Requirements: Count how many lines include "this" and answer with that number only.

Records to use:

[start]

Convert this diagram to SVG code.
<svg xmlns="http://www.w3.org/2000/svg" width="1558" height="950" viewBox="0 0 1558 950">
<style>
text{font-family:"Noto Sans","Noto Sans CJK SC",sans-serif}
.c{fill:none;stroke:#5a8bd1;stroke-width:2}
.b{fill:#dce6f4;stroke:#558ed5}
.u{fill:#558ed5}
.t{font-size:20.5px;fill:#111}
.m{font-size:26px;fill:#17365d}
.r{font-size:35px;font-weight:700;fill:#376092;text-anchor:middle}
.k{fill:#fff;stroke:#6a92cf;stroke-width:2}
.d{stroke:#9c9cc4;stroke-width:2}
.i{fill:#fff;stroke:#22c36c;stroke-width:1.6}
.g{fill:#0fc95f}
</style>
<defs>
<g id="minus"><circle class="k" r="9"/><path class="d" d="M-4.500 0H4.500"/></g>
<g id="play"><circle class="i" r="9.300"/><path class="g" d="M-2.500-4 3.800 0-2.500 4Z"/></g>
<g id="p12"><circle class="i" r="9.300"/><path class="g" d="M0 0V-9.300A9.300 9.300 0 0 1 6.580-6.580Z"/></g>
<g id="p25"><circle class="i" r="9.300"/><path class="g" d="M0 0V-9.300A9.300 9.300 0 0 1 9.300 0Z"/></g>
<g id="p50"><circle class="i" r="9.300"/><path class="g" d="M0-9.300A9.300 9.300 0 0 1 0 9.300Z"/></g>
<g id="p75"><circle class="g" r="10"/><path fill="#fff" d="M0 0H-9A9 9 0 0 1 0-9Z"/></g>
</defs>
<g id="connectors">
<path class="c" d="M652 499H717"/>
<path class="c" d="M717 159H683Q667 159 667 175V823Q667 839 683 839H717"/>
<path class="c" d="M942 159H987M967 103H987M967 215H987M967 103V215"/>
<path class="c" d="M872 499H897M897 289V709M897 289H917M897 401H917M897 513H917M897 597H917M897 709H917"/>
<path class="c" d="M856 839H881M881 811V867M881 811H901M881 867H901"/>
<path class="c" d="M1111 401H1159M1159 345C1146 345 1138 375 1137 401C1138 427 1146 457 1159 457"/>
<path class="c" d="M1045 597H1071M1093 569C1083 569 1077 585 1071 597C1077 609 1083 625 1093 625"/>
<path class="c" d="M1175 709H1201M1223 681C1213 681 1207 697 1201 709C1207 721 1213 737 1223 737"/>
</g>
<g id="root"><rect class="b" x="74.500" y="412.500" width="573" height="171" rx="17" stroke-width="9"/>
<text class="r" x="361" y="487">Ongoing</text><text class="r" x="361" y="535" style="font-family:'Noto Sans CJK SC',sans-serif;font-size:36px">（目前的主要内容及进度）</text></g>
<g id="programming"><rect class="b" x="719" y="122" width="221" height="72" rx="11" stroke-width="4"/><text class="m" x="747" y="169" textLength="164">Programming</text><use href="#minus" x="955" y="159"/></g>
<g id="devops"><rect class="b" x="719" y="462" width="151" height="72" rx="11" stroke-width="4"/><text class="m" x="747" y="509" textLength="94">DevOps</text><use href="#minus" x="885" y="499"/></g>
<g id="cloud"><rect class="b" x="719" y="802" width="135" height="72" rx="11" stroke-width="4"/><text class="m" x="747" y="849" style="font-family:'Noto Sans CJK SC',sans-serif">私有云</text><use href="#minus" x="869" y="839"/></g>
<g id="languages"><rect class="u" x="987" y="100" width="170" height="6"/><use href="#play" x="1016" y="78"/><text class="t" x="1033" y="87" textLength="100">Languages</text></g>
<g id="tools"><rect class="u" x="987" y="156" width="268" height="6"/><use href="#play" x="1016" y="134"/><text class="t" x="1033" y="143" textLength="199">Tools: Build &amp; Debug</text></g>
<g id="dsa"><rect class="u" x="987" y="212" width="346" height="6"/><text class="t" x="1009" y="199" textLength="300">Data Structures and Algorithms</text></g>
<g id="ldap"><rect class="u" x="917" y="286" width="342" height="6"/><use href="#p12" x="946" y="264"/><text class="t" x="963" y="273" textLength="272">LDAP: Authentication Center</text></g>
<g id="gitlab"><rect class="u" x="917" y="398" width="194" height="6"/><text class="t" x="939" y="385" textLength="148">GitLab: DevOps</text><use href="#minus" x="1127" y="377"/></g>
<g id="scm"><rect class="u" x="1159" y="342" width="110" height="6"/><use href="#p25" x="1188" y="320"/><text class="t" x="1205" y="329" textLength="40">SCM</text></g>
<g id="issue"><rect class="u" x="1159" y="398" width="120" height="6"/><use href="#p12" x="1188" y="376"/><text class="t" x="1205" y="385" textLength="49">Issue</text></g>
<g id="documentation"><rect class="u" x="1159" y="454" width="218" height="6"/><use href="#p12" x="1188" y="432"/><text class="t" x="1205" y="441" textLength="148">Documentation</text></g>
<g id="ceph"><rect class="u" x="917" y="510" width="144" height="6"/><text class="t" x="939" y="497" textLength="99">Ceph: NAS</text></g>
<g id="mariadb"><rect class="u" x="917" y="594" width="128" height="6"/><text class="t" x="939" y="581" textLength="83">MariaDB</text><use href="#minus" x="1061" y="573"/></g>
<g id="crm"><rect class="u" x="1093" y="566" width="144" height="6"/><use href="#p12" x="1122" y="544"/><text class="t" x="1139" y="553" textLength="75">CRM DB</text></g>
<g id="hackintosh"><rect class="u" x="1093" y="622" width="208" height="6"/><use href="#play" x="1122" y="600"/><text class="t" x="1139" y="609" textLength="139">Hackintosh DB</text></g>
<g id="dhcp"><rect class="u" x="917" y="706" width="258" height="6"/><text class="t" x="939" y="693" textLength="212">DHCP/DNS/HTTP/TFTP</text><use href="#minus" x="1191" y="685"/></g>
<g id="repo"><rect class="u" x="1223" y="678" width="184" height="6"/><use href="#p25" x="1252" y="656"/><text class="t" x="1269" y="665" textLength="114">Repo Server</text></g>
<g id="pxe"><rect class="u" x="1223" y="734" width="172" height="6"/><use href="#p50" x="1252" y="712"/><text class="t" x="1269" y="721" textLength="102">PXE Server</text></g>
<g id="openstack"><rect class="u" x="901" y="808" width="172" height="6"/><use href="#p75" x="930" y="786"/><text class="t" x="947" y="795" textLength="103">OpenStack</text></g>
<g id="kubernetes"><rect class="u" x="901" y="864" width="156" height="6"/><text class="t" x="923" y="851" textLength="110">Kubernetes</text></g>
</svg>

[end]
[start]

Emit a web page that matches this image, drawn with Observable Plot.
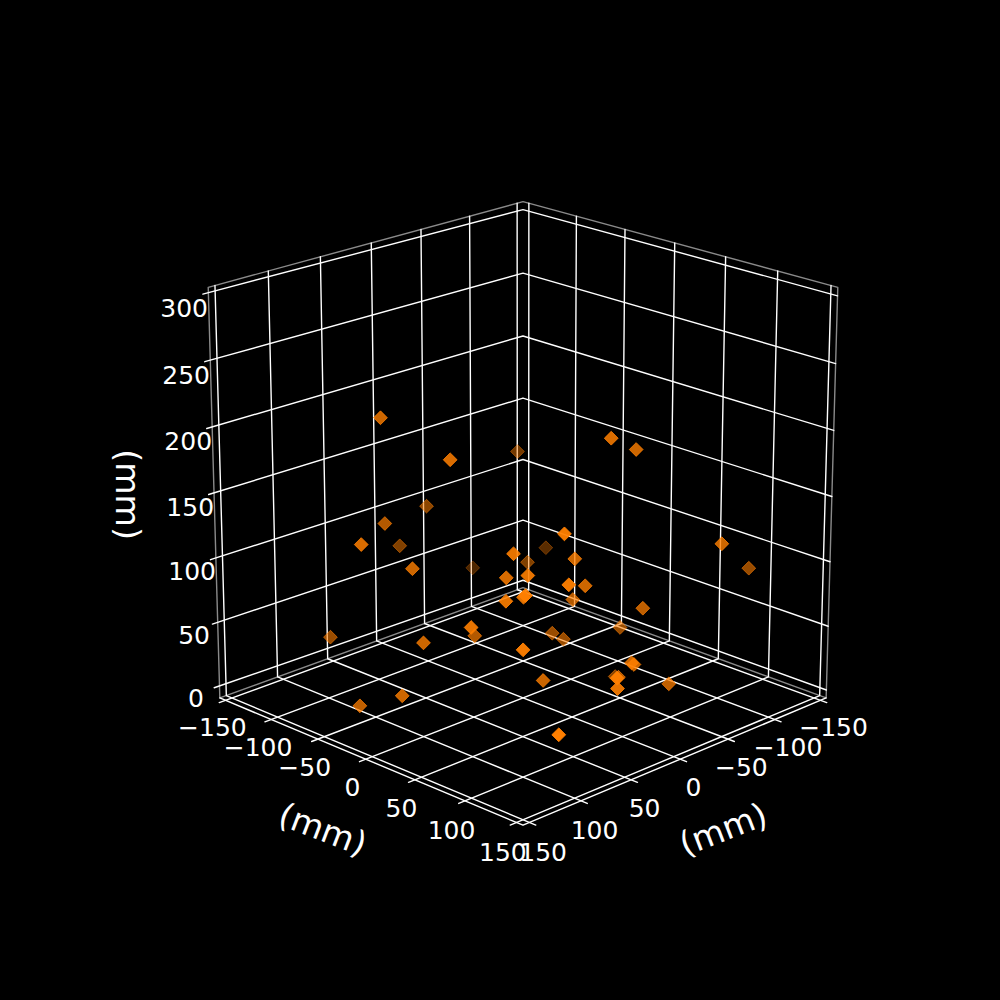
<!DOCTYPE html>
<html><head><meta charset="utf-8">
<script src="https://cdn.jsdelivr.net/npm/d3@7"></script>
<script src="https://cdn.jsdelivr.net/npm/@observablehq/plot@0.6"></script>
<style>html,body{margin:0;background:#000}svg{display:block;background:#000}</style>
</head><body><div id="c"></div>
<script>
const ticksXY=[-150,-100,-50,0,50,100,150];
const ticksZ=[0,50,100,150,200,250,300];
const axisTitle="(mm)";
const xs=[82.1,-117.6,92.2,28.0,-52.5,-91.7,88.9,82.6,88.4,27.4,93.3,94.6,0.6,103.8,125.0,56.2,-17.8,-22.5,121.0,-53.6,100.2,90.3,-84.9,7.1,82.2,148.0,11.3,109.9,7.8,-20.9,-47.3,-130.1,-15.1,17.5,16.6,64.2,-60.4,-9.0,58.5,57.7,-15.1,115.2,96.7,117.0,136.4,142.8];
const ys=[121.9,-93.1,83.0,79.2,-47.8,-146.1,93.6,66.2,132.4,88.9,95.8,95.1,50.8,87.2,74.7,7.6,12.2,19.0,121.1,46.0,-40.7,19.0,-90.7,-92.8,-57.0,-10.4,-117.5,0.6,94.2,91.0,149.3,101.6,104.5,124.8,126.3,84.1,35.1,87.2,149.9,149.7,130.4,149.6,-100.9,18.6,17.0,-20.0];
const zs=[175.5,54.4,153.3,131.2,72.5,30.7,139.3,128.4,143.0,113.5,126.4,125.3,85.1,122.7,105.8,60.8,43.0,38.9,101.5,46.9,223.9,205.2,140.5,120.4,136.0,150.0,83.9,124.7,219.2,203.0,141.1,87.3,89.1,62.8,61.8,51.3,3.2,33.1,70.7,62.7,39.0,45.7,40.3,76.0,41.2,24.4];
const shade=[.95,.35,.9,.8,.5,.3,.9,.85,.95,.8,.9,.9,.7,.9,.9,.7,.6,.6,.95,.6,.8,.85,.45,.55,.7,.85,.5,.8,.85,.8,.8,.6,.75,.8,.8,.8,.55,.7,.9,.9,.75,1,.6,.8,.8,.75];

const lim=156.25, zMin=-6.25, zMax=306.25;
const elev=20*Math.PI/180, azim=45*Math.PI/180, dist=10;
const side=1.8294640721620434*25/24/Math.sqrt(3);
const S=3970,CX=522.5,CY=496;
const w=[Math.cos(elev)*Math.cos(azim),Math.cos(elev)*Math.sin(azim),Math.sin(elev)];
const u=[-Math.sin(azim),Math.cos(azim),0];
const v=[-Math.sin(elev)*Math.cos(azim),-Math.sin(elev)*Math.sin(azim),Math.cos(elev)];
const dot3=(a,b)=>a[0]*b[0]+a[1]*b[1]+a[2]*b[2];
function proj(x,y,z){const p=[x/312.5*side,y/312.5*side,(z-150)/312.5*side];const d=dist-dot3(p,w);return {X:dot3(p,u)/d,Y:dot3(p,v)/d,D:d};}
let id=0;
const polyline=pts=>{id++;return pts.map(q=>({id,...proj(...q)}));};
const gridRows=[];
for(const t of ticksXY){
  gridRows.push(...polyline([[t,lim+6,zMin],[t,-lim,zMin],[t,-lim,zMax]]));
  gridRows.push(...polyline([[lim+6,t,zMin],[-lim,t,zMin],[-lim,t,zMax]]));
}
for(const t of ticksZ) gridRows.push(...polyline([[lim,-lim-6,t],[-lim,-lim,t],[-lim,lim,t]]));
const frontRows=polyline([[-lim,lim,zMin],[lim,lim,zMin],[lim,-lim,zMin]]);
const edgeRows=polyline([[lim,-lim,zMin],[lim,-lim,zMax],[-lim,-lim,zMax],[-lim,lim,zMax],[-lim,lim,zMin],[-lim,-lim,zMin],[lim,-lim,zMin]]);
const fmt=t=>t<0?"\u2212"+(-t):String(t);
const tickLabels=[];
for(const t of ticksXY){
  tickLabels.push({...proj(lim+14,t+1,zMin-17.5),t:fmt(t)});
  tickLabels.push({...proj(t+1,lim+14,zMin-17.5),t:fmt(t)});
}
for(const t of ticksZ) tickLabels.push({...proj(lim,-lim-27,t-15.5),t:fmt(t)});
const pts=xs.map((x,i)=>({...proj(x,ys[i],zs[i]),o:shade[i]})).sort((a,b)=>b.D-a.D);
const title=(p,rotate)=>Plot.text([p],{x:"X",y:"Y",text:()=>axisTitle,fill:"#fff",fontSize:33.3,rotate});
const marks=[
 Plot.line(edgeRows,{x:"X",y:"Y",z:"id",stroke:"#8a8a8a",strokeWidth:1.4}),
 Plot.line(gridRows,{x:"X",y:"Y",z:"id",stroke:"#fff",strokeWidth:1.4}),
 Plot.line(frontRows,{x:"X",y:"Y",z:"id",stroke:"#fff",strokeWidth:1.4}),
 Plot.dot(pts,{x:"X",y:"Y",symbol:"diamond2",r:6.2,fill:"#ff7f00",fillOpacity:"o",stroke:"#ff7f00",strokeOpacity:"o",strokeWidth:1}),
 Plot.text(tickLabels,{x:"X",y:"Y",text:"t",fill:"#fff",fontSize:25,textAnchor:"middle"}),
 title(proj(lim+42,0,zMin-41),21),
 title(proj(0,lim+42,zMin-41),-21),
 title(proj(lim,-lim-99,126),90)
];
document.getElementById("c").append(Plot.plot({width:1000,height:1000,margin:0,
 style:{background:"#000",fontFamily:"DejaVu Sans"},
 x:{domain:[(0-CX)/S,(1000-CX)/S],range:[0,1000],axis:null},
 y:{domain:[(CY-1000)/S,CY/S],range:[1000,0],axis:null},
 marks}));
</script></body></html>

[end]

Response: 2